▶ **REQUIREMENTS**: Repeat the lines below exactly as they appear, but leave out the images.
-- RECORDED DATA start --
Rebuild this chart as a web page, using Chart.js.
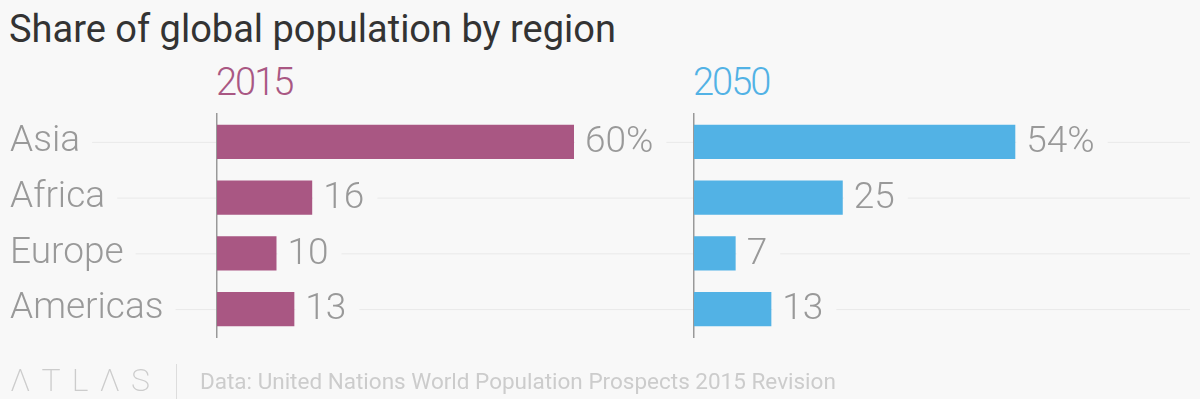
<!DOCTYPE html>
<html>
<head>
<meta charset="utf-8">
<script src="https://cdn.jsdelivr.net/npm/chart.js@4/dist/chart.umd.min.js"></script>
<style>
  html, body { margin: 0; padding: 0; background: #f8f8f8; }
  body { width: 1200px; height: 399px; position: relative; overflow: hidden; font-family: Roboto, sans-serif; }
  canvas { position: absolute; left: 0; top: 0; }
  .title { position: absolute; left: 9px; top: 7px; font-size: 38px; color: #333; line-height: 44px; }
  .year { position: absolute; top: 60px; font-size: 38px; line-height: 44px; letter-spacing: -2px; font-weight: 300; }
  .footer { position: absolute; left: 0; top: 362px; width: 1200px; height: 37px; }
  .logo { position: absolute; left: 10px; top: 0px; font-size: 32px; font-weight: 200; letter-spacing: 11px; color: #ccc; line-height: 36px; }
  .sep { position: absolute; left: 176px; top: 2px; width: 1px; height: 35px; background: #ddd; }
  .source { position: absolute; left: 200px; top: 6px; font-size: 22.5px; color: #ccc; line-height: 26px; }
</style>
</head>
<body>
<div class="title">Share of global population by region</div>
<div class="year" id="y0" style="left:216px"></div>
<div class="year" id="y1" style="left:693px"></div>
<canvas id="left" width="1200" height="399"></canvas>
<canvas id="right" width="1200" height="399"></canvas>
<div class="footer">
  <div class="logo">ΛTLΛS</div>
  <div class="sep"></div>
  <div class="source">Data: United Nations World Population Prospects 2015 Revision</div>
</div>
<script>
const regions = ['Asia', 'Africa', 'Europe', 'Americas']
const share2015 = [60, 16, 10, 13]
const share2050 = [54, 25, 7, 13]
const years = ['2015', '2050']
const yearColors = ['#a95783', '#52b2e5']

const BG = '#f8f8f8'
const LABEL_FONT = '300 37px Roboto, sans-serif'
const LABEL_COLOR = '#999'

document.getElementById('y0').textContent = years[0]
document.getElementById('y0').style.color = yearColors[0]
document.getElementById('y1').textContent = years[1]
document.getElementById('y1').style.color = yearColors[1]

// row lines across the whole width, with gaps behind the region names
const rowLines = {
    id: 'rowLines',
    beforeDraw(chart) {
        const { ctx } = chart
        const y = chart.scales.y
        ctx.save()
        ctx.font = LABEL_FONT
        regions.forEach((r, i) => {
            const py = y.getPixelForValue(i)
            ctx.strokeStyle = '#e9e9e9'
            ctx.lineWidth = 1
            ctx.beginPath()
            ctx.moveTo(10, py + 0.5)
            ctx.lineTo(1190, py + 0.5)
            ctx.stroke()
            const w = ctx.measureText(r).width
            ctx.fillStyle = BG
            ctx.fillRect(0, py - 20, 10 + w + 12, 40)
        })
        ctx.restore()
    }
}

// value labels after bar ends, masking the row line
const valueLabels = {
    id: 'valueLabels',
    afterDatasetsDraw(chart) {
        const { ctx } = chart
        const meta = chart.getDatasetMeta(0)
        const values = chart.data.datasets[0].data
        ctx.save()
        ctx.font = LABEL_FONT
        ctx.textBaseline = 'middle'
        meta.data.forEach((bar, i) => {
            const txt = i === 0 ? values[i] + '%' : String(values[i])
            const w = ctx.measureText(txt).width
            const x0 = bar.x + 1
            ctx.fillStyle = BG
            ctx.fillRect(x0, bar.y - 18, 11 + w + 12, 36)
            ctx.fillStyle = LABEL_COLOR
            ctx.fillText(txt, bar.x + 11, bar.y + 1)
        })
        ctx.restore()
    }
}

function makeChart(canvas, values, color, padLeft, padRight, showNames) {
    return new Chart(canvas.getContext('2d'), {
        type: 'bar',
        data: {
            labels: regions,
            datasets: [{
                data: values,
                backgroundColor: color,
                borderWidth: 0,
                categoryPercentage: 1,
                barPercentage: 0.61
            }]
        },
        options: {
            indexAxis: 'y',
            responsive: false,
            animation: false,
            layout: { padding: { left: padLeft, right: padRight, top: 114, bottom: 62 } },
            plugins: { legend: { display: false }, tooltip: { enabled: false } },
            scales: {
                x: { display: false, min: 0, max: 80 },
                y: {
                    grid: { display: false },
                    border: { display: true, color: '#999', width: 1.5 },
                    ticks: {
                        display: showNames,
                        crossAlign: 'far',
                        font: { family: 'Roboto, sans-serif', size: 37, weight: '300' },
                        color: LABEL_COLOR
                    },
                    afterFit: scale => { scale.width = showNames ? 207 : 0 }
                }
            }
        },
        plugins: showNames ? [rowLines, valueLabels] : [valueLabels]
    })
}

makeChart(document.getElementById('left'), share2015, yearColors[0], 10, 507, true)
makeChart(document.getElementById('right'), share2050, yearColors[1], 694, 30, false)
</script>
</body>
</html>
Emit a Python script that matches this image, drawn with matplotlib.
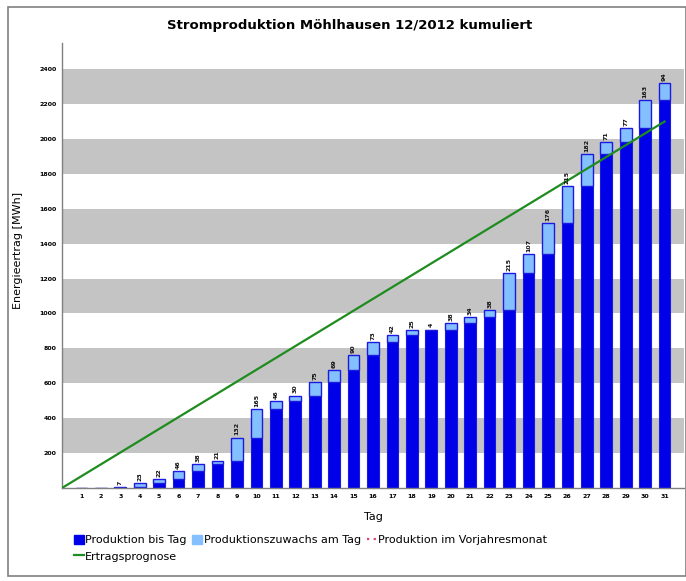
-- RECORDED DATA end --
▶ **THE OUTPUT**:
Rebuild this chart as a web page, using Chart.js.
<!DOCTYPE html>
<html>
<head>
<meta charset="utf-8">
<script src="https://cdn.jsdelivr.net/npm/chart.js@4/dist/chart.umd.min.js"></script>
<style>
  html, body { margin: 0; padding: 0; background: #f8f8f8; }
  body { width: 1200px; height: 399px; position: relative; overflow: hidden; font-family: Roboto, sans-serif; }
  canvas { position: absolute; left: 0; top: 0; }
  .title { position: absolute; left: 9px; top: 7px; font-size: 38px; color: #333; line-height: 44px; }
  .year { position: absolute; top: 60px; font-size: 38px; line-height: 44px; letter-spacing: -2px; font-weight: 300; }
  .footer { position: absolute; left: 0; top: 362px; width: 1200px; height: 37px; }
  .logo { position: absolute; left: 10px; top: 0px; font-size: 32px; font-weight: 200; letter-spacing: 11px; color: #ccc; line-height: 36px; }
  .sep { position: absolute; left: 176px; top: 2px; width: 1px; height: 35px; background: #ddd; }
  .source { position: absolute; left: 200px; top: 6px; font-size: 22.5px; color: #ccc; line-height: 26px; }
</style>
</head>
<body>
<div class="title">Share of global population by region</div>
<div class="year" id="y0" style="left:216px"></div>
<div class="year" id="y1" style="left:693px"></div>
<canvas id="left" width="1200" height="399"></canvas>
<canvas id="right" width="1200" height="399"></canvas>
<div class="footer">
  <div class="logo">ΛTLΛS</div>
  <div class="sep"></div>
  <div class="source">Data: United Nations World Population Prospects 2015 Revision</div>
</div>
<script>
const regions = ['Asia', 'Africa', 'Europe', 'Americas']
const share2015 = [60, 16, 10, 13]
const share2050 = [54, 25, 7, 13]
const years = ['2015', '2050']
const yearColors = ['#a95783', '#52b2e5']

const BG = '#f8f8f8'
const LABEL_FONT = '300 37px Roboto, sans-serif'
const LABEL_COLOR = '#999'

document.getElementById('y0').textContent = years[0]
document.getElementById('y0').style.color = yearColors[0]
document.getElementById('y1').textContent = years[1]
document.getElementById('y1').style.color = yearColors[1]

// row lines across the whole width, with gaps behind the region names
const rowLines = {
    id: 'rowLines',
    beforeDraw(chart) {
        const { ctx } = chart
        const y = chart.scales.y
        ctx.save()
        ctx.font = LABEL_FONT
        regions.forEach((r, i) => {
            const py = y.getPixelForValue(i)
            ctx.strokeStyle = '#e9e9e9'
            ctx.lineWidth = 1
            ctx.beginPath()
            ctx.moveTo(10, py + 0.5)
            ctx.lineTo(1190, py + 0.5)
            ctx.stroke()
            const w = ctx.measureText(r).width
            ctx.fillStyle = BG
            ctx.fillRect(0, py - 20, 10 + w + 12, 40)
        })
        ctx.restore()
    }
}

// value labels after bar ends, masking the row line
const valueLabels = {
    id: 'valueLabels',
    afterDatasetsDraw(chart) {
        const { ctx } = chart
        const meta = chart.getDatasetMeta(0)
        const values = chart.data.datasets[0].data
        ctx.save()
        ctx.font = LABEL_FONT
        ctx.textBaseline = 'middle'
        meta.data.forEach((bar, i) => {
            const txt = i === 0 ? values[i] + '%' : String(values[i])
            const w = ctx.measureText(txt).width
            const x0 = bar.x + 1
            ctx.fillStyle = BG
            ctx.fillRect(x0, bar.y - 18, 11 + w + 12, 36)
            ctx.fillStyle = LABEL_COLOR
            ctx.fillText(txt, bar.x + 11, bar.y + 1)
        })
        ctx.restore()
    }
}

function makeChart(canvas, values, color, padLeft, padRight, showNames) {
    return new Chart(canvas.getContext('2d'), {
        type: 'bar',
        data: {
            labels: regions,
            datasets: [{
                data: values,
                backgroundColor: color,
                borderWidth: 0,
                categoryPercentage: 1,
                barPercentage: 0.61
            }]
        },
        options: {
            indexAxis: 'y',
            responsive: false,
            animation: false,
            layout: { padding: { left: padLeft, right: padRight, top: 114, bottom: 62 } },
            plugins: { legend: { display: false }, tooltip: { enabled: false } },
            scales: {
                x: { display: false, min: 0, max: 80 },
                y: {
                    grid: { display: false },
                    border: { display: true, color: '#999', width: 1.5 },
                    ticks: {
                        display: showNames,
                        crossAlign: 'far',
                        font: { family: 'Roboto, sans-serif', size: 37, weight: '300' },
                        color: LABEL_COLOR
                    },
                    afterFit: scale => { scale.width = showNames ? 207 : 0 }
                }
            }
        },
        plugins: showNames ? [rowLines, valueLabels] : [valueLabels]
    })
}

makeChart(document.getElementById('left'), share2015, yearColors[0], 10, 507, true)
makeChart(document.getElementById('right'), share2050, yearColors[1], 694, 30, false)
</script>
</body>
</html>
Emit a Python script that matches this image, drawn with matplotlib.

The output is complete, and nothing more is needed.